**Task objective:** With all pictures omitted, return verbatim the lines from the beginning of the records below through the line containing "(0,0) rectangle (480,394);".

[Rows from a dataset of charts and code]
START
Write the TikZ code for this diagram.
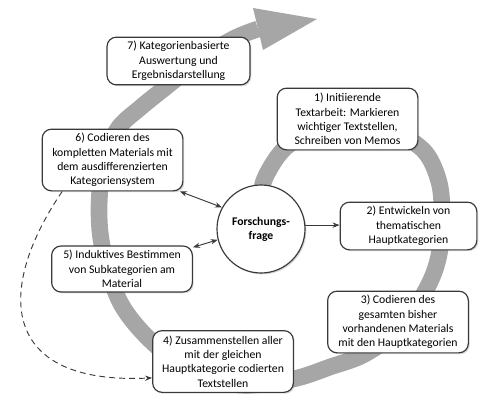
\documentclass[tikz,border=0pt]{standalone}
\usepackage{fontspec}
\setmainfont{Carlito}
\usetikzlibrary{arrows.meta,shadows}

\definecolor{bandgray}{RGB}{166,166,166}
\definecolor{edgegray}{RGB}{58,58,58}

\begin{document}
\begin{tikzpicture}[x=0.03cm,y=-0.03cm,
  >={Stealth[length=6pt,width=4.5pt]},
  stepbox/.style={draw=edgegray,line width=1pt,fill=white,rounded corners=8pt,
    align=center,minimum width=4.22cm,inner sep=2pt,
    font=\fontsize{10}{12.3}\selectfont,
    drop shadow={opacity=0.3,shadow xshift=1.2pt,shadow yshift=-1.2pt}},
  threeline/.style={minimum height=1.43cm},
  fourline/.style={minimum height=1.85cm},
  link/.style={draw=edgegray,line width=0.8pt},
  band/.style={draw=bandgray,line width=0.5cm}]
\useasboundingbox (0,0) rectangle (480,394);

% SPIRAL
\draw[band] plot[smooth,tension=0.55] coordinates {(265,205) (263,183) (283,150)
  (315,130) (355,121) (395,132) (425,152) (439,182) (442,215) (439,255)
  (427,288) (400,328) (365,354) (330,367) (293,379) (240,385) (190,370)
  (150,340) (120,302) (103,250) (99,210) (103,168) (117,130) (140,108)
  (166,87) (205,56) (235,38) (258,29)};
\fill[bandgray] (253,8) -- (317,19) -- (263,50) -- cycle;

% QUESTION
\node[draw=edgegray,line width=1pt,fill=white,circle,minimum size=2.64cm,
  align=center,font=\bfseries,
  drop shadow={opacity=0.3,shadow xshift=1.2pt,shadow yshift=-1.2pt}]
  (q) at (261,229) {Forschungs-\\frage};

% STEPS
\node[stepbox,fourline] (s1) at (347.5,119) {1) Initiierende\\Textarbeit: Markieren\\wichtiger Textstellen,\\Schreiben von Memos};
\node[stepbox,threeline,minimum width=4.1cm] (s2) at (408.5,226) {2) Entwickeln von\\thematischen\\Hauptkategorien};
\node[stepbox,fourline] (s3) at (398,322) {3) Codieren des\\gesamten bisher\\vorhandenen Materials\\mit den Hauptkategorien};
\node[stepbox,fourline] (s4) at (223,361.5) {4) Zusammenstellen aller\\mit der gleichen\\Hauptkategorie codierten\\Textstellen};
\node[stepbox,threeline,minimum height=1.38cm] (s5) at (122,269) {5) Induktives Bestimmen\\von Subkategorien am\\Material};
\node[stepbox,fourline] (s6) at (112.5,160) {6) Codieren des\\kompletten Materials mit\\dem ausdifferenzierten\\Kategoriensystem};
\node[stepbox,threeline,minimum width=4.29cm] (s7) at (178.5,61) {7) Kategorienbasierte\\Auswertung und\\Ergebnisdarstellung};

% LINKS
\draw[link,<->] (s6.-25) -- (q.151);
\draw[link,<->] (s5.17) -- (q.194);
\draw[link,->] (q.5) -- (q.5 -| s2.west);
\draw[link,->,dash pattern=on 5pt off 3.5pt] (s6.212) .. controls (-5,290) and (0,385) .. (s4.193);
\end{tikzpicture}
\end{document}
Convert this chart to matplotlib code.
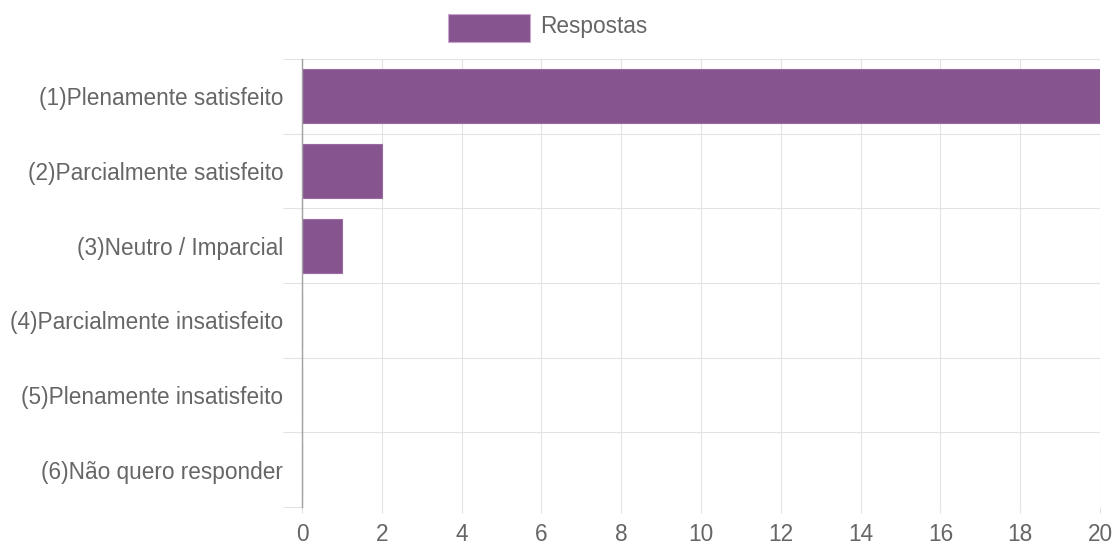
END
**Output:**
Write the TikZ code for this diagram.
\documentclass[tikz,border=0pt]{standalone}
\usepackage{fontspec}
\setmainfont{Carlito}
\usetikzlibrary{arrows.meta,shadows}

\definecolor{bandgray}{RGB}{166,166,166}
\definecolor{edgegray}{RGB}{58,58,58}

\begin{document}
\begin{tikzpicture}[x=0.03cm,y=-0.03cm,
  >={Stealth[length=6pt,width=4.5pt]},
  stepbox/.style={draw=edgegray,line width=1pt,fill=white,rounded corners=8pt,
    align=center,minimum width=4.22cm,inner sep=2pt,
    font=\fontsize{10}{12.3}\selectfont,
    drop shadow={opacity=0.3,shadow xshift=1.2pt,shadow yshift=-1.2pt}},
  threeline/.style={minimum height=1.43cm},
  fourline/.style={minimum height=1.85cm},
  link/.style={draw=edgegray,line width=0.8pt},
  band/.style={draw=bandgray,line width=0.5cm}]
\useasboundingbox (0,0) rectangle (480,394);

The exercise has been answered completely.